What you are asked to do:
Please reproduce exactly the lines between the line holding "Give me the matplotlib source for this chart." and the line holding "ax.set_ylim(0.001, 1)", inclusive, leaving out any pictures.

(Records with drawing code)
-- -- --

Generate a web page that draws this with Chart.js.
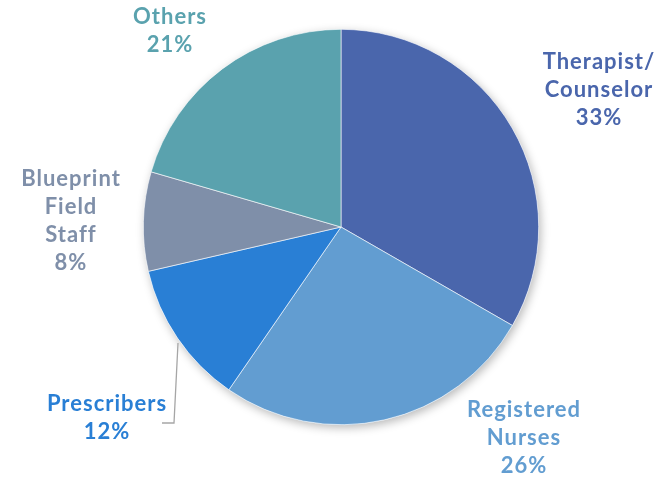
<!DOCTYPE html>
<html>
<head>
<meta charset="utf-8">
<script src="https://cdn.jsdelivr.net/npm/chart.js@4.4.1/dist/chart.umd.min.js"></script>
<style>
  html, body { margin: 0; padding: 0; background: #fff; }
  #wrap { width: 664px; height: 482px; }
</style>
</head>
<body>
<div id="wrap"><canvas id="pieChart"></canvas></div>
<script>
// data
const labels = [['Therapist/', 'Counselor'], ['Registered', 'Nurses'], ['Prescribers'], ['Blueprint', 'Field', 'Staff'], ['Others']];
const values = [33.3, 26.3, 11.8, 8.1, 20.5];
const pctLabels = ['33%', '26%', '12%', '8%', '21%'];
const colors = ['#4A66AC', '#629DD1', '#297FD5', '#7F8FA9', '#5AA2AE'];

// label centre offsets from the pie centre (px)
const labelPos = [[258, -137], [183, 211], [-234, 191], [-270, -6], [-171, -196]];

// soft shadow under the pie
const pieShadow = {
    id: 'pieShadow',
    beforeDatasetsDraw(chart) {
        const arc = chart.getDatasetMeta(0).data[0];
        if (!arc) return;
        const c = chart.ctx;
        c.save();
        c.shadowColor = 'rgba(0,0,0,0.28)';
        c.shadowBlur = 10;
        c.shadowOffsetX = 2;
        c.shadowOffsetY = 3;
        c.fillStyle = '#fff';
        c.beginPath();
        c.arc(arc.x, arc.y, arc.outerRadius, 0, Math.PI * 2);
        c.fill();
        c.restore();
    }
};

// outside labels + leader line for Prescribers
const sliceLabels = {
    id: 'sliceLabels',
    afterDatasetsDraw(chart) {
        const meta = chart.getDatasetMeta(0);
        const c = chart.ctx;
        const cx = meta.data[0].x, cy = meta.data[0].y;

        // leader line
        c.save();
        c.strokeStyle = '#A6A6A6';
        c.lineWidth = 1.3;
        c.beginPath();
        c.moveTo(cx - 163, cy + 116);
        c.lineTo(cx - 167, cy + 196);
        c.lineTo(cx - 179, cy + 196);
        c.stroke();
        c.restore();

        c.save();
        c.font = 'bold 22px Lato';
        c.letterSpacing = '1px';
        c.textAlign = 'center';
        c.textBaseline = 'middle';
        const lh = 27.8;
        pctLabels.forEach((p, i) => {
            const lines = labels[i].concat([p]);
            const x = cx + labelPos[i][0];
            const y0 = cy + labelPos[i][1] - (lines.length - 1) * lh / 2;
            c.fillStyle = colors[i];
            lines.forEach((t, j) => c.fillText(t, x, y0 + j * lh));
        });
        c.restore();
    }
};

const ctx = document.getElementById('pieChart').getContext('2d');
new Chart(ctx, {
    type: 'pie',
    data: {
        labels: labels.map(l => l.join(' ')),
        datasets: [{
            data: values,
            backgroundColor: colors,
            borderColor: '#ffffff',
            borderWidth: 0.6
        }]
    },
    options: {
        responsive: true,
        maintainAspectRatio: false,
        animation: false,
        layout: { padding: { top: 29, bottom: 57, left: 18, right: 0 } },
        plugins: {
            legend: { display: false },
            tooltip: { enabled: false }
        }
    },
    plugins: [pieShadow, sliceLabels]
});
</script>
</body>
</html>
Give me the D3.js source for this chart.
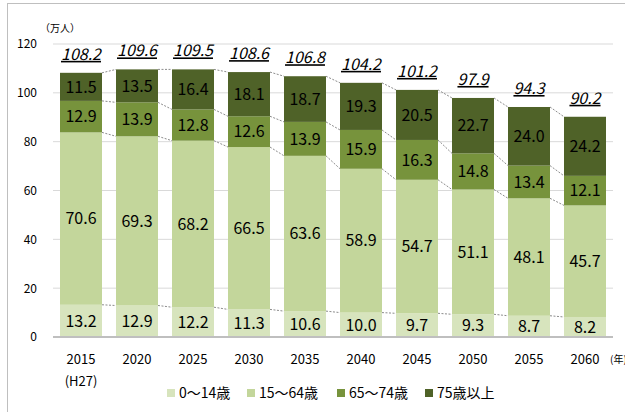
<!DOCTYPE html>
<html>
<head>
<meta charset="utf-8">
<script src="https://cdn.jsdelivr.net/npm/d3@7"></script>
<style>
  body { margin: 0; background: #fff; }
  svg text { font-family: "Noto Sans CJK JP", "Noto Sans", sans-serif; fill: #000; }
</style>
</head>
<body>
<div id="chart"></div>
<script>
const years = ["2015", "2020", "2025", "2030", "2035", "2040", "2045", "2050", "2055", "2060"]
const seriesNames = ["0～14歳", "15～64歳", "65～74歳", "75歳以上"]
const age0to14 = [13.2, 12.9, 12.2, 11.3, 10.6, 10.0, 9.7, 9.3, 8.7, 8.2]
const age15to64 = [70.6, 69.3, 68.2, 66.5, 63.6, 58.9, 54.7, 51.1, 48.1, 45.7]
const age65to74 = [12.9, 13.9, 12.8, 12.6, 13.9, 15.9, 16.3, 14.8, 13.4, 12.1]
const age75plus = [11.5, 13.5, 16.4, 18.1, 18.7, 19.3, 20.5, 22.7, 24.0, 24.2]
const totals = [108.2, 109.6, 109.5, 108.6, 106.8, 104.2, 101.2, 97.9, 94.3, 90.2]
const yTicks = [0, 20, 40, 60, 80, 100, 120]

const colors = ["#d7e4bd", "#c3d69b", "#77933c", "#4f6228"]

const margin = { top: 44, right: 12, bottom: 75, left: 53 }
const width = 625 - margin.left - margin.right
const height = 412 - margin.top - margin.bottom

const root = d3.select("#chart").append("svg")
    .attr("width", 625)
    .attr("height", 412)

// outer frame of the chart
root.append("rect")
  .attr("x", 7.5).attr("y", 3.5)
  .attr("width", 640).attr("height", 440)
  .attr("fill", "none")
  .attr("stroke", "#bfbfbf")

const svg = root.append("g")
    .attr("transform", "translate(" + margin.left + "," + margin.top + ")")

const xPositionScale = d3.scaleBand()
  .domain(years)
  .range([0, width])
  .paddingInner(0.25)
  .paddingOuter(0.125)

const yPositionScale = d3.scaleLinear()
  .domain([0, 120])
  .range([height, 0])

// gridlines
svg.selectAll(".grid")
  .data(yTicks.filter(d => d > 0))
  .join("line")
  .attr("class", "grid")
  .attr("x1", 0).attr("x2", width)
  .attr("y1", d => yPositionScale(d)).attr("y2", d => yPositionScale(d))
  .attr("stroke", "#d9d9d9")
  .attr("stroke-width", 1)

const yAxis = d3.axisLeft(yPositionScale).tickValues(yTicks).tickSize(0).tickPadding(16)
svg.append("g")
  .attr("class", "axis y-axis")
  .call(yAxis)
  .call(g => g.select(".domain").remove())
  .selectAll("text")
  .style("font-size", "12px")

svg.append("text")
  .attr("x", -13).attr("y", -12)
  .style("font-size", "10px")
  .text("（万人）")

// stacked data
const rows = years.map((y, i) => ({
  year: y,
  s0: age0to14[i], s1: age15to64[i], s2: age65to74[i], s3: age75plus[i]
}))
const keys = ["s0", "s1", "s2", "s3"]
const stacked = d3.stack().keys(keys)(rows)

// dotted connector lines between bars
stacked.forEach(layer => {
  for (let i = 0; i < layer.length - 1; i++) {
    svg.append("line")
      .attr("x1", xPositionScale(years[i]) + xPositionScale.bandwidth())
      .attr("x2", xPositionScale(years[i + 1]))
      .attr("y1", yPositionScale(layer[i][1]))
      .attr("y2", yPositionScale(layer[i + 1][1]))
      .attr("stroke", "#8c8c8c")
      .attr("stroke-width", 1)
      .style("stroke-dasharray", "2,1.5")
  }
})

const layers = svg.selectAll(".layer")
  .data(stacked)
  .join("g")
  .attr("class", "layer")
  .attr("fill", (d, i) => colors[i])

layers.selectAll("rect")
  .data(d => d)
  .join("rect")
  .attr("x", d => xPositionScale(d.data.year))
  .attr("width", xPositionScale.bandwidth())
  .attr("y", d => yPositionScale(d[1]))
  .attr("height", d => yPositionScale(d[0]) - yPositionScale(d[1]))

layers.selectAll("text")
  .data((d, li) => d.map(v => ({ v: v, key: keys[li] })))
  .join("text")
  .attr("x", d => xPositionScale(d.v.data.year) + xPositionScale.bandwidth() / 2)
  .attr("y", d => yPositionScale((d.v[0] + d.v[1]) / 2))
  .attr("dy", "0.36em")
  .attr("text-anchor", "middle")
  .style("font-size", "16px")
  .style("fill", "#000")
  .text(d => d.v.data[d.key].toFixed(1))

// baseline
svg.append("line")
  .attr("x1", 0).attr("x2", width)
  .attr("y1", yPositionScale(0)).attr("y2", yPositionScale(0))
  .attr("stroke", "#bfbfbf")
  .attr("stroke-width", 2)

// totals
svg.selectAll(".total")
  .data(totals)
  .join("text")
  .attr("class", "total")
  .attr("x", (d, i) => xPositionScale(years[i]) + xPositionScale.bandwidth() / 2)
  .attr("y", (d, i) => yPositionScale(stacked[3][i][1]) - 13)
  .attr("text-anchor", "middle")
  .style("font-size", "16px")
  .style("font-style", "italic")
  .style("text-decoration", "underline")
  .text(d => d.toFixed(1))

// x labels
svg.selectAll(".xlabel")
  .data(years)
  .join("text")
  .attr("class", "xlabel")
  .attr("x", d => xPositionScale(d) + xPositionScale.bandwidth() / 2)
  .attr("y", height + 27)
  .attr("text-anchor", "middle")
  .style("font-size", "13px")
  .text(d => d)

svg.append("text")
  .attr("x", xPositionScale(years[0]) + xPositionScale.bandwidth() / 2)
  .attr("y", height + 49)
  .attr("text-anchor", "middle")
  .style("font-size", "13px")
  .text("(H27)")

svg.append("text")
  .attr("x", width - 3)
  .attr("y", height + 26)
  .style("font-size", "10px")
  .text("(年)")

// legend
const legendX = [167, 247, 337, 425]
const legend = root.selectAll(".legend")
  .data(seriesNames)
  .join("g")
  .attr("class", "legend")
  .attr("transform", (d, i) => "translate(" + legendX[i] + ",389)")

legend.append("rect")
  .attr("width", 8).attr("height", 8)
  .attr("fill", (d, i) => colors[i])

legend.append("text")
  .attr("x", 12).attr("y", 4)
  .attr("dy", "0.36em")
  .style("font-size", "14px")
  .text(d => d)
</script>
</body>
</html>
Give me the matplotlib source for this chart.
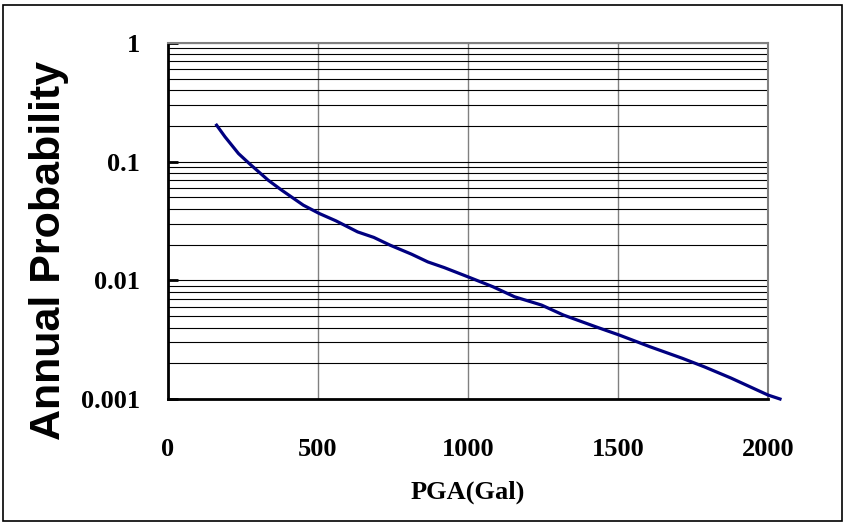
import matplotlib
matplotlib.use('Agg')
import matplotlib.pyplot as plt
from matplotlib.patches import Rectangle
from matplotlib.ticker import FixedLocator, NullFormatter

# curve
pga = [162, 190, 235, 271, 334, 379, 451, 504, 560, 632, 686, 740, 812, 866,
       921, 1000, 1083, 1155, 1245, 1318, 1426, 1504, 1606, 1715, 1787, 1877,
       2000, 2040]
prob = [0.203, 0.162, 0.117, 0.0964, 0.0698, 0.0575, 0.0430, 0.0366, 0.0317,
        0.0256, 0.0230, 0.0198, 0.0166, 0.0143, 0.0128, 0.0107, 0.00883,
        0.00727, 0.00619, 0.00510, 0.00406, 0.00346, 0.00276, 0.00220,
        0.00187, 0.00150, 0.00108, 0.00100]

x_ticks = [0, 500, 1000, 1500, 2000]
y_ticks = [0.001, 0.01, 0.1, 1]
y_labels = ['0.001', '0.01', '0.1', '1']

fig = plt.figure(figsize=(8.49, 5.23), dpi=100)
ax = fig.add_axes([168/849, 1-399/523, 600/849, 356/523])

ax.plot(pga, prob, color='#000080', lw=2.3, clip_on=False, zorder=5)
ax.set_yscale('log')
ax.set_xlim(0, 2000)
ax.set_ylim(0.001, 1)

minor = [m * 10.0**e for e in (-3, -2, -1) for m in range(2, 10)]
ax.yaxis.set_minor_locator(FixedLocator(minor))
ax.yaxis.set_minor_formatter(NullFormatter())
ax.set_yticks(y_ticks)
ax.set_yticklabels(y_labels)
ax.set_xticks(x_ticks)
ax.set_xticklabels([str(v) for v in x_ticks])

ax.grid(True, which='major', axis='x', color='#808080', lw=1.0)
ax.grid(True, which='both', axis='y', color='black', lw=0.8)

bold_serif = dict(family='Liberation Serif', weight='bold', size=19)
for lab in ax.get_xticklabels() + ax.get_yticklabels():
    lab.set_fontfamily('Liberation Serif')
    lab.set_fontweight('bold')
    lab.set_fontsize(19)
ax.tick_params(axis='x', length=0, pad=28)
ax.tick_params(axis='y', which='major', direction='in', length=7, width=2, pad=20)
ax.tick_params(axis='y', which='minor', length=0)

ax.set_xlabel('PGA(Gal)', fontdict=bold_serif, labelpad=14)
fig.text(49/849, 1-250/523, 'Annual Probability', family='Liberation Sans',
         weight='bold', size=31, rotation=90, ha='center', va='center')

ax.spines['left'].set_linewidth(2)
ax.spines['bottom'].set_linewidth(2)
ax.spines['top'].set_color('#808080')
ax.spines['right'].set_color('#808080')
ax.spines['top'].set_linewidth(1.5)
ax.spines['right'].set_linewidth(1.5)

fig.patches.append(Rectangle((3/849, 2/523), 839/849, 516/523,
                             transform=fig.transFigure, fill=False,
                             edgecolor='black', lw=1.2))

fig.savefig('out.png', dpi=100)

-- -- --

Reply to the task:
Give me the matplotlib source for this chart.
import matplotlib
matplotlib.use('Agg')
import matplotlib.pyplot as plt
from matplotlib.patches import Rectangle
from matplotlib.ticker import FixedLocator, NullFormatter

# curve
pga = [162, 190, 235, 271, 334, 379, 451, 504, 560, 632, 686, 740, 812, 866,
       921, 1000, 1083, 1155, 1245, 1318, 1426, 1504, 1606, 1715, 1787, 1877,
       2000, 2040]
prob = [0.203, 0.162, 0.117, 0.0964, 0.0698, 0.0575, 0.0430, 0.0366, 0.0317,
        0.0256, 0.0230, 0.0198, 0.0166, 0.0143, 0.0128, 0.0107, 0.00883,
        0.00727, 0.00619, 0.00510, 0.00406, 0.00346, 0.00276, 0.00220,
        0.00187, 0.00150, 0.00108, 0.00100]

x_ticks = [0, 500, 1000, 1500, 2000]
y_ticks = [0.001, 0.01, 0.1, 1]
y_labels = ['0.001', '0.01', '0.1', '1']

fig = plt.figure(figsize=(8.49, 5.23), dpi=100)
ax = fig.add_axes([168/849, 1-399/523, 600/849, 356/523])

ax.plot(pga, prob, color='#000080', lw=2.3, clip_on=False, zorder=5)
ax.set_yscale('log')
ax.set_xlim(0, 2000)
ax.set_ylim(0.001, 1)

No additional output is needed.